Three Feuilletonistes: Paul Féval, Émile Gaboriau, and Fortuné du Boisgobey
The question of the identity of the first detective story, of who really wrote it, and the date of its publication again appeared on the Internet with an essay by Paul Collins in a New York Times Book Review on January 7, 2011,[1] in which he revealed the identity of the author of The Notting Hill Mystery (1862/1863), sometimes said to be the first detective story. The discussion generated by his essay added to the list of writers who might have created the first real detective story. However, the modern detective story, the mainstay of movies, television series, and popular literature, did not arrive in English or in French as a fully developed novel. …major elements of the detective story permeated the works of three feuilletonistes, culminating in the ‘roman judiciaire,’ a novel about the judicial system, the modern detective story. These three writers are Paul Féval, Émile Gaboriau, and Fortuné du Boisgobey.

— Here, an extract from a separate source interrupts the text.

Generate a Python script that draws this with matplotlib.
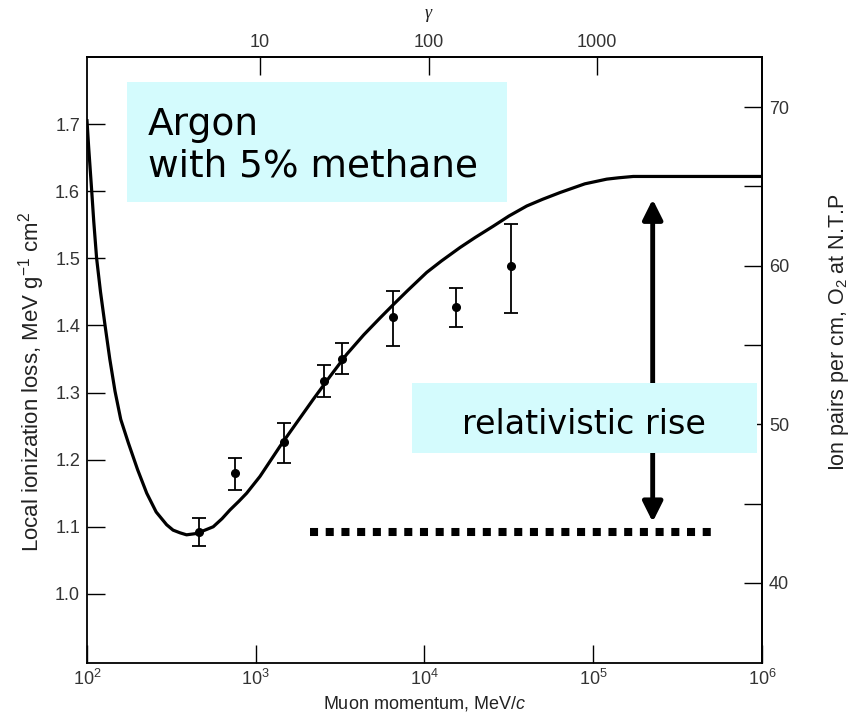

It evolved over a period of more than forty years, with many writers in both French and English contributing to its development. But there was no complete, discernible, distinct genre until mid-nineteenth century. Earlier novelists concentrated on interesting criminals, or a criminal turned policeman such as Mr. Favart in Lord Bulwar Lytton’s Night and Morning (1841), featuring also the ubiquitous Mr. Gawtrey, who says, “I don’t live exactly within the pale of the law. But I’m not a villain!… I’m a charlatan.” While Wilkie Collins is well-known as a forerunner of the fully developed detective story, J. I. M. Stewart is right when he notes in his Introduction to the Penguin Classics 1987 edition to The Moonstone (1868) that Collins’ work is “essentially a ‘primitive’ contribution to the detective genre…. Yet The Moonstone stands alone in its kind; from none of his other books does the modern reader gain a sense of attending upon the birth of the detective story. Even The Woman in White, even though it deals with the unmasking of a crime, is essentially a thriller, and all his later books hold much more mystery than detection. If he realized the full extent of his originality, and of the genre it might have opened up, he made no consistent attempt at its exploitation.”
Eugène Sue (Marie-Joseph Sue) and Filibert Audebrand helped develop the genre by adding two features: the hero opposed to unfair law and tension between two characters within the framework of the novel. Eugène Sue’s Prince Rodolphe de Gerolstein in Les Mystères de Paris (1843) lives and works with criminals, speaking their argot and sharing their life, living outside the law to right the wrongs done to him. In Les Trois nuits de Sir Richard Cockerill (1844), Philibert Audebrand created tension by two opposing characters, the magistrate Gisborne and the criminal Barett. Edgar Allan Poe, with his mystery series, Murders in the Rue Morgue (1841), The Mystery of Mary Roget (1842), and The Purloined Letter (1844), added the talented amateur sleuth. In the 1850s and 1860s significant novelists began to create realistic detective characters. (William Russell, Detective Thomas Waters; Charles Rabou, Agent Graillet; Charles Dickens, Inspector Bucket; Paul Féval, Scotland Yard Superintendent Gregory Temple.).
The Industrial Revolution, the move to major cities of a class formerly tied to the land, brought forth wider education and literacy, as well as a new reading public. Novels were no longer read primarily by the Romantics or the bored privileged class, the kind of reader Jane Austen satirized in Northanger Abbey. New and competing newspapers appealed to the man in the street, creating a new type of writer, the feuilletoniste, who contributed serialized stories to newspapers on a regular deadline basis. Their stories, “leaves,” were inserted into newspapers, offering exciting adventures that kept readers buying the same newspapers week after week. There were many feuilletonistes like Alexandre Dumas and Georges Sand, who did not concentrate primarily on the law or the outlanders, and they contributed only marginally to the creation of the detective story. However, major elements of the detective story permeated the works of three feuilletonistes, culminating in the “roman judiciaire,” a novel about the judicial system, the modern detective story. These three writers are Paul Féval, Émile Gaboriau, and Fortuné du Boisgobey.